What if that threshold voltage glitches and garbles the data it’s encoding? The UCLA team uses a calibration technique called “write-verify-write,” making tiny adjustments and then checking the output. This is “time consuming,” Pamarti acknowledged, but for most applications, you only have to do it once.

Georgia Tech is also using transistors. Their emphasis, they said via email, is on building the capacity for crucial calculations (called Multiple-Accumulate macros) into the hardware itself, rather than in software, for maximum speed and efficiency.

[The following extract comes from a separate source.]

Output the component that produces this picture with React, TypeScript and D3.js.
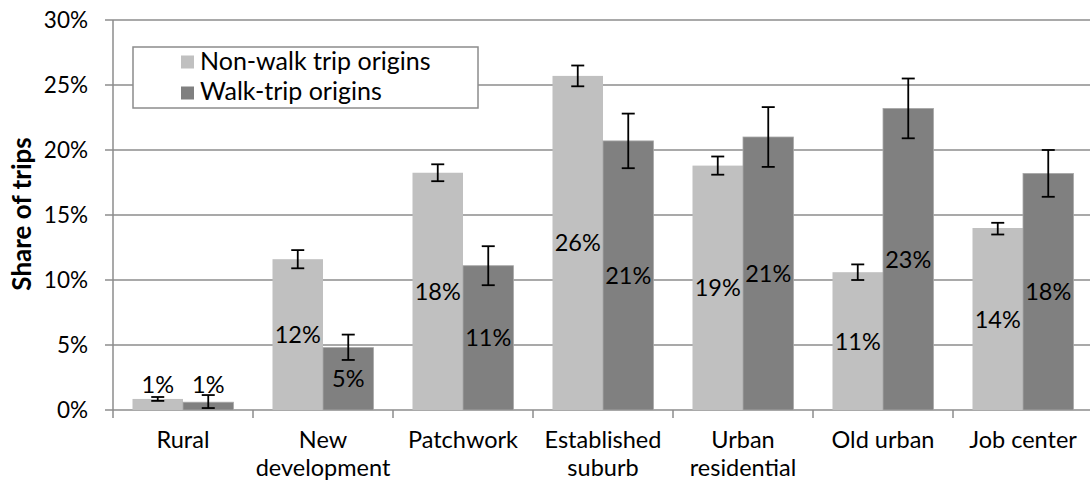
import React from "react";
import * as d3 from "d3";

const categories = ["Rural", "New\ndevelopment", "Patchwork", "Established\nsuburb", "Urban\nresidential", "Old urban", "Job center"];
const seriesNames = ["Non-walk trip origins", "Walk-trip origins"];
const nonWalk = [0.0085, 0.116, 0.1825, 0.257, 0.188, 0.106, 0.140];
const nonWalkLo = [0.007, 0.109, 0.176, 0.249, 0.181, 0.100, 0.135];
const nonWalkHi = [0.010, 0.123, 0.189, 0.265, 0.195, 0.112, 0.144];
const walk = [0.006, 0.048, 0.111, 0.207, 0.210, 0.232, 0.182];
const walkLo = [0.0015, 0.0385, 0.096, 0.186, 0.187, 0.209, 0.164];
const walkHi = [0.0115, 0.058, 0.126, 0.228, 0.233, 0.255, 0.200];
const yTicks = [0, 0.05, 0.10, 0.15, 0.20, 0.25, 0.30];

const colors = ["#c0c0c0", "#808080"];
const FONT = "Lato, 'Open Sans', sans-serif";

export default function App() {
  const left = 113, right = 1093, top = 20, bottom = 410;
  const y = d3.scaleLinear().domain([0, 0.3]).range([bottom, top]);
  const x0 = d3.scaleBand<string>().domain(categories).range([left, right]).padding(0);
  const x1 = d3.scaleBand<string>().domain(seriesNames).range([0, x0.bandwidth()]).paddingInner(0).paddingOuter(0.386);
  const fmt = d3.format(".0%");
  const series = [
    { name: seriesNames[0], vals: nonWalk, lo: nonWalkLo, hi: nonWalkHi },
    { name: seriesNames[1], vals: walk, lo: walkLo, hi: walkHi },
  ];
  const grid = "#8c8c8c";
  const boundaries = d3.range(categories.length + 1).map((i) => left + i * x0.step());

  return (
    <svg width={1090} height={489} style={{ position: "fixed", left: 0, top: 0, background: "#fff" }} fontFamily={FONT}>
      <rect x={0} y={0} width={1090} height={489} fill="#fff" />
      {yTicks.map((t) => (
        <g key={t}>
          <line x1={left - 8} x2={right} y1={y(t)} y2={y(t)} stroke={grid} strokeWidth={1.5} />
          <text x={88} y={y(t) + 8} textAnchor="end" fontSize={22.5} fill="#000">{fmt(t)}</text>
        </g>
      ))}
      <line x1={left} x2={left} y1={top} y2={bottom} stroke={grid} strokeWidth={1.5} />
      {boundaries.map((b, i) => (
        <line key={i} x1={b} x2={b} y1={bottom} y2={bottom + 8} stroke={grid} strokeWidth={1.5} />
      ))}
      {series.map((s, si) => (
        <g key={s.name}>
          {categories.map((c, ci) => {
            const bx = (x0(c) as number) + (x1(s.name) as number);
            const bw = x1.bandwidth();
            const v = s.vals[ci];
            return (
              <rect key={c} x={bx} y={y(v)} width={bw} height={y(0) - y(v)} fill={colors[si]} stroke={si === 1 ? "#a8a8a8" : "none"} strokeWidth={0.8} />
            );
          })}
        </g>
      ))}
      {series.map((s, si) => (
        <g key={s.name + "lab"}>
          {categories.map((c, ci) => {
            const bx = (x0(c) as number) + (x1(s.name) as number);
            const bw = x1.bandwidth();
            const v = s.vals[ci];
            const h = y(0) - y(v);
            const cy = h < 30 ? y(0) - 26 : (y(v) + y(0)) / 2;
            return (
              <text key={c} x={bx + bw / 2} y={cy + 8.5} textAnchor="middle" fontSize={23.5} fill="#000">{fmt(v)}</text>
            );
          })}
        </g>
      ))}
      {series.map((s, si) => (
        <g key={s.name + "err"} stroke="#000" strokeWidth={1.8}>
          {categories.map((c, ci) => {
            const cx = (x0(c) as number) + (x1(s.name) as number) + x1.bandwidth() / 2;
            const y1 = y(s.hi[ci]);
            const y2 = y(s.lo[ci]);
            return (
              <g key={c}>
                <line x1={cx} x2={cx} y1={y1} y2={y2} />
                <line x1={cx - 6.5} x2={cx + 6.5} y1={y1} y2={y1} />
                <line x1={cx - 6.5} x2={cx + 6.5} y1={y2} y2={y2} />
              </g>
            );
          })}
        </g>
      ))}
      {categories.map((c) => {
        const lines = c.split("\n");
        const cx = (x0(c) as number) + x0.bandwidth() / 2;
        return (
          <text key={c} x={cx} textAnchor="middle" fontSize={23.5} fill="#000">
            {lines.map((l, i) => (
              <tspan key={i} x={cx} y={448 + i * 28}>{l}</tspan>
            ))}
          </text>
        );
      })}
      <text transform={`translate(31,214) rotate(-90)`} textAnchor="middle" fontSize={26} fontWeight="bold" fill="#000">Share of trips</text>
      <g>
        <rect x={133} y={47} width={345} height={61} fill="#fff" stroke={grid} strokeWidth={1.5} />
        {seriesNames.map((n, i) => (
          <g key={n}>
            <rect x={181} y={55.5 + i * 31} width={13} height={13} fill={colors[i]} />
            <text x={200} y={70 + i * 30} fontSize={25} fill="#000">{n}</text>
          </g>
        ))}
      </g>
    </svg>
  );
}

Does this really work? “We have tested devices from cryogenic [temperatures] to 85 degree C [185 Fahrenheit],” Georgia lead scientist Prof. Suman Datta wrote Breaking Defense. “We have also tested in radiation intensive environment with up to five megarad of gamma ray irradiation.”

That’s five times as much energy as current radiation-hardened microchips can survive and well above a fatal dose for humans. A chip sitting safely in an air-conditioned data center is unlikely to experience such extremes — but one on a space probe or combat drone just might.

How close are these chips to such demanding operational uses? Of the three universities, Princeton seems to have gone furthest towards commercial production. After five years of refinement in the lab, Verma and his collaborators spun out a startup company in 2022, EnCharge AI, which licensed the technology from Princeton and set out to commercialize it. (Encharge is technically a subcontractor to Princeton on the OPTIMA contract).

Since then, they’ve been busy writing code to make the new analog chips work seamlessly with existing software and getting feedback from early customers on how to finalize their design.

“We built a ton of chips, we demonstrated [that] it works, [and] we are putting it in the hands of customers,” Verma said. While he can’t disclose those clients yet, he would say many are in the military-industrial world — where interest is high in compact, power-efficient “edge AI.”